| What is expected |
Each entry below must be repeated word for word.

::: Data entries :::

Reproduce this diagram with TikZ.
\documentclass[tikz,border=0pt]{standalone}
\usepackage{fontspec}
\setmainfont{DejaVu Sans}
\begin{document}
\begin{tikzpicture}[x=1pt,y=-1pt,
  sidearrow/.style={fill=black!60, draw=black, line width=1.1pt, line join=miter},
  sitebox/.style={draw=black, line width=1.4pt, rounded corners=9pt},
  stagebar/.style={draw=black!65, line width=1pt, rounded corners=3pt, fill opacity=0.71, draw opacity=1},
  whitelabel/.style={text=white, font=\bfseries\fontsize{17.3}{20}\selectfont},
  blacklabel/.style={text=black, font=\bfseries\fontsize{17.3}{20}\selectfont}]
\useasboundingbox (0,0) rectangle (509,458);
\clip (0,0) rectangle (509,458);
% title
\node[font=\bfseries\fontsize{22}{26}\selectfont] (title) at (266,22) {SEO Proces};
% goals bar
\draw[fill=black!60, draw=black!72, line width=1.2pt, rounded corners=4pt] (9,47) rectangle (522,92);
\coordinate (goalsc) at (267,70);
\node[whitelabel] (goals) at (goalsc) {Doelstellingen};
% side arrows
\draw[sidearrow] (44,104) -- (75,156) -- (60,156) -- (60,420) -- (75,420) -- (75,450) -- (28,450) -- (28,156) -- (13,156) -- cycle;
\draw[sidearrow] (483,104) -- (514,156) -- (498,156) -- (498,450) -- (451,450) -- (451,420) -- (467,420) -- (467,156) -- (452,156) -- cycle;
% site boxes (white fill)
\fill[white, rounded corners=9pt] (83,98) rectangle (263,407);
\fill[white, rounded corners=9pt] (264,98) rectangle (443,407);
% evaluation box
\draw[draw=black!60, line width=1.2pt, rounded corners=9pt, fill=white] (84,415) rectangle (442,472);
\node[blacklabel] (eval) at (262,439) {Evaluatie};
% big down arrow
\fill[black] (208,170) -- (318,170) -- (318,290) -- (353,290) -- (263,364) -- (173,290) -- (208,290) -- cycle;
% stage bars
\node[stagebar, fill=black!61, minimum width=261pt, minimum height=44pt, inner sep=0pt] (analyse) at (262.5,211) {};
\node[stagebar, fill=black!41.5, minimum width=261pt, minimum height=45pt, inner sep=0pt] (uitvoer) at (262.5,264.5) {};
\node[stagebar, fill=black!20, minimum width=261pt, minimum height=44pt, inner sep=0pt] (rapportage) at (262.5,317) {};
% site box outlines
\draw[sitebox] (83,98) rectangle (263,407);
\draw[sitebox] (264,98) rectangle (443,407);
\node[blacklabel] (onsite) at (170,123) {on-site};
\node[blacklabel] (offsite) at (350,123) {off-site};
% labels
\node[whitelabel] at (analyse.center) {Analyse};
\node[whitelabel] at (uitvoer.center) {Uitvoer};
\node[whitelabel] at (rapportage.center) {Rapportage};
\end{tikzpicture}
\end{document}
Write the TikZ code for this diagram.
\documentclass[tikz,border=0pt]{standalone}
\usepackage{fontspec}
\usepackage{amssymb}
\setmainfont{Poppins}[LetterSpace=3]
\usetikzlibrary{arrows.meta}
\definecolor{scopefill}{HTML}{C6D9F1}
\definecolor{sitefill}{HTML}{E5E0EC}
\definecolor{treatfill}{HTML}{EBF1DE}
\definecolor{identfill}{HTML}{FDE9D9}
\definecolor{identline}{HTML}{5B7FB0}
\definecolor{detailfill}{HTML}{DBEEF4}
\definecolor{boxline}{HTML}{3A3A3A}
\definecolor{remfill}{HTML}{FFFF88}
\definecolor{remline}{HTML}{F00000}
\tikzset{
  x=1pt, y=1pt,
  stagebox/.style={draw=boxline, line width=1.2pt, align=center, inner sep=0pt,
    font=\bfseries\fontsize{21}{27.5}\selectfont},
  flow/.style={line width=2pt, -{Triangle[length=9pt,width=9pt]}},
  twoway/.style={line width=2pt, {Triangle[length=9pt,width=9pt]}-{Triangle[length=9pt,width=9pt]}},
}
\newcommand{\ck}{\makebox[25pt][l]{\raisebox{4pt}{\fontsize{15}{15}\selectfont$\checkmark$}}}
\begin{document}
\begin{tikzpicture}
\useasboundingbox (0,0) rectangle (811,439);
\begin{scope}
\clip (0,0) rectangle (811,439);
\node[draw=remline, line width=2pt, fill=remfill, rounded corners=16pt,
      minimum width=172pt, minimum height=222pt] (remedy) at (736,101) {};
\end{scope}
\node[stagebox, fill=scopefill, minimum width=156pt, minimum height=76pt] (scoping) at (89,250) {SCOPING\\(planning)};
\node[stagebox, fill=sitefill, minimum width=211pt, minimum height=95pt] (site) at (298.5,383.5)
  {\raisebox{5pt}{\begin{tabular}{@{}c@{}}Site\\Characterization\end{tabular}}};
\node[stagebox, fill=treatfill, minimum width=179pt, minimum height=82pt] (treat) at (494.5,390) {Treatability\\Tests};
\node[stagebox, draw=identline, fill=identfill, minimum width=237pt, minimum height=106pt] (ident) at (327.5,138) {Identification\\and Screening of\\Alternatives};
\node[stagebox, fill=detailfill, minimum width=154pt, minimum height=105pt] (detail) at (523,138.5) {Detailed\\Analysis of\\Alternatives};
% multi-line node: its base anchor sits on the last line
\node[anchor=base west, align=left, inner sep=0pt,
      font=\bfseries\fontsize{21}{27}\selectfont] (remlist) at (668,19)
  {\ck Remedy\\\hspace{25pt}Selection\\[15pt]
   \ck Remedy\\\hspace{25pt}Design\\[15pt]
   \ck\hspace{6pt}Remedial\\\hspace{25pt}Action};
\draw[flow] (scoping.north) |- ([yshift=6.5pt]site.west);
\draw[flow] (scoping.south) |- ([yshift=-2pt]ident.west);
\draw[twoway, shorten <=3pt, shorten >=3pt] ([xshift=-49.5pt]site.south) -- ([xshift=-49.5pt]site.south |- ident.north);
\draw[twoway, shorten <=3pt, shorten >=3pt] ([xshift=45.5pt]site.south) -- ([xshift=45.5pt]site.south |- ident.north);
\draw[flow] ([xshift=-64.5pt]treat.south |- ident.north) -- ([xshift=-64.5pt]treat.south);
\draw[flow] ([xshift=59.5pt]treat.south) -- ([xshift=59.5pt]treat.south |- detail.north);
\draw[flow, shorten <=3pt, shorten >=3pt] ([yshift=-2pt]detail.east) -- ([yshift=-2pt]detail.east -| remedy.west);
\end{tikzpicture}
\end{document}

:::

| Answer to this task |
Reproduce this diagram with TikZ.
\documentclass[tikz,border=0pt]{standalone}
\usepackage{fontspec}
\setmainfont{DejaVu Sans}
\begin{document}
\begin{tikzpicture}[x=1pt,y=-1pt,
  sidearrow/.style={fill=black!60, draw=black, line width=1.1pt, line join=miter},
  sitebox/.style={draw=black, line width=1.4pt, rounded corners=9pt},
  stagebar/.style={draw=black!65, line width=1pt, rounded corners=3pt, fill opacity=0.71, draw opacity=1},
  whitelabel/.style={text=white, font=\bfseries\fontsize{17.3}{20}\selectfont},
  blacklabel/.style={text=black, font=\bfseries\fontsize{17.3}{20}\selectfont}]
\useasboundingbox (0,0) rectangle (509,458);
\clip (0,0) rectangle (509,458);
% title
\node[font=\bfseries\fontsize{22}{26}\selectfont] (title) at (266,22) {SEO Proces};
% goals bar
\draw[fill=black!60, draw=black!72, line width=1.2pt, rounded corners=4pt] (9,47) rectangle (522,92);
\coordinate (goalsc) at (267,70);
\node[whitelabel] (goals) at (goalsc) {Doelstellingen};
% side arrows
\draw[sidearrow] (44,104) -- (75,156) -- (60,156) -- (60,420) -- (75,420) -- (75,450) -- (28,450) -- (28,156) -- (13,156) -- cycle;
\draw[sidearrow] (483,104) -- (514,156) -- (498,156) -- (498,450) -- (451,450) -- (451,420) -- (467,420) -- (467,156) -- (452,156) -- cycle;
% site boxes (white fill)
\fill[white, rounded corners=9pt] (83,98) rectangle (263,407);
\fill[white, rounded corners=9pt] (264,98) rectangle (443,407);
% evaluation box
\draw[draw=black!60, line width=1.2pt, rounded corners=9pt, fill=white] (84,415) rectangle (442,472);
\node[blacklabel] (eval) at (262,439) {Evaluatie};
% big down arrow
\fill[black] (208,170) -- (318,170) -- (318,290) -- (353,290) -- (263,364) -- (173,290) -- (208,290) -- cycle;
% stage bars
\node[stagebar, fill=black!61, minimum width=261pt, minimum height=44pt, inner sep=0pt] (analyse) at (262.5,211) {};
\node[stagebar, fill=black!41.5, minimum width=261pt, minimum height=45pt, inner sep=0pt] (uitvoer) at (262.5,264.5) {};
\node[stagebar, fill=black!20, minimum width=261pt, minimum height=44pt, inner sep=0pt] (rapportage) at (262.5,317) {};
% site box outlines
\draw[sitebox] (83,98) rectangle (263,407);
\draw[sitebox] (264,98) rectangle (443,407);
\node[blacklabel] (onsite) at (170,123) {on-site};
\node[blacklabel] (offsite) at (350,123) {off-site};
% labels
\node[whitelabel] at (analyse.center) {Analyse};
\node[whitelabel] at (uitvoer.center) {Uitvoer};
\node[whitelabel] at (rapportage.center) {Rapportage};
\end{tikzpicture}
\end{document}
Write the TikZ code for this diagram.
\documentclass[tikz,border=0pt]{standalone}
\usepackage{fontspec}
\usepackage{amssymb}
\setmainfont{Poppins}[LetterSpace=3]
\usetikzlibrary{arrows.meta}
\definecolor{scopefill}{HTML}{C6D9F1}
\definecolor{sitefill}{HTML}{E5E0EC}
\definecolor{treatfill}{HTML}{EBF1DE}
\definecolor{identfill}{HTML}{FDE9D9}
\definecolor{identline}{HTML}{5B7FB0}
\definecolor{detailfill}{HTML}{DBEEF4}
\definecolor{boxline}{HTML}{3A3A3A}
\definecolor{remfill}{HTML}{FFFF88}
\definecolor{remline}{HTML}{F00000}
\tikzset{
  x=1pt, y=1pt,
  stagebox/.style={draw=boxline, line width=1.2pt, align=center, inner sep=0pt,
    font=\bfseries\fontsize{21}{27.5}\selectfont},
  flow/.style={line width=2pt, -{Triangle[length=9pt,width=9pt]}},
  twoway/.style={line width=2pt, {Triangle[length=9pt,width=9pt]}-{Triangle[length=9pt,width=9pt]}},
}
\newcommand{\ck}{\makebox[25pt][l]{\raisebox{4pt}{\fontsize{15}{15}\selectfont$\checkmark$}}}
\begin{document}
\begin{tikzpicture}
\useasboundingbox (0,0) rectangle (811,439);
\begin{scope}
\clip (0,0) rectangle (811,439);
\node[draw=remline, line width=2pt, fill=remfill, rounded corners=16pt,
      minimum width=172pt, minimum height=222pt] (remedy) at (736,101) {};
\end{scope}
\node[stagebox, fill=scopefill, minimum width=156pt, minimum height=76pt] (scoping) at (89,250) {SCOPING\\(planning)};
\node[stagebox, fill=sitefill, minimum width=211pt, minimum height=95pt] (site) at (298.5,383.5)
  {\raisebox{5pt}{\begin{tabular}{@{}c@{}}Site\\Characterization\end{tabular}}};
\node[stagebox, fill=treatfill, minimum width=179pt, minimum height=82pt] (treat) at (494.5,390) {Treatability\\Tests};
\node[stagebox, draw=identline, fill=identfill, minimum width=237pt, minimum height=106pt] (ident) at (327.5,138) {Identification\\and Screening of\\Alternatives};
\node[stagebox, fill=detailfill, minimum width=154pt, minimum height=105pt] (detail) at (523,138.5) {Detailed\\Analysis of\\Alternatives};
% multi-line node: its base anchor sits on the last line
\node[anchor=base west, align=left, inner sep=0pt,
      font=\bfseries\fontsize{21}{27}\selectfont] (remlist) at (668,19)
  {\ck Remedy\\\hspace{25pt}Selection\\[15pt]
   \ck Remedy\\\hspace{25pt}Design\\[15pt]
   \ck\hspace{6pt}Remedial\\\hspace{25pt}Action};
\draw[flow] (scoping.north) |- ([yshift=6.5pt]site.west);
\draw[flow] (scoping.south) |- ([yshift=-2pt]ident.west);
\draw[twoway, shorten <=3pt, shorten >=3pt] ([xshift=-49.5pt]site.south) -- ([xshift=-49.5pt]site.south |- ident.north);
\draw[twoway, shorten <=3pt, shorten >=3pt] ([xshift=45.5pt]site.south) -- ([xshift=45.5pt]site.south |- ident.north);
\draw[flow] ([xshift=-64.5pt]treat.south |- ident.north) -- ([xshift=-64.5pt]treat.south);
\draw[flow] ([xshift=59.5pt]treat.south) -- ([xshift=59.5pt]treat.south |- detail.north);
\draw[flow, shorten <=3pt, shorten >=3pt] ([yshift=-2pt]detail.east) -- ([yshift=-2pt]detail.east -| remedy.west);
\end{tikzpicture}
\end{document}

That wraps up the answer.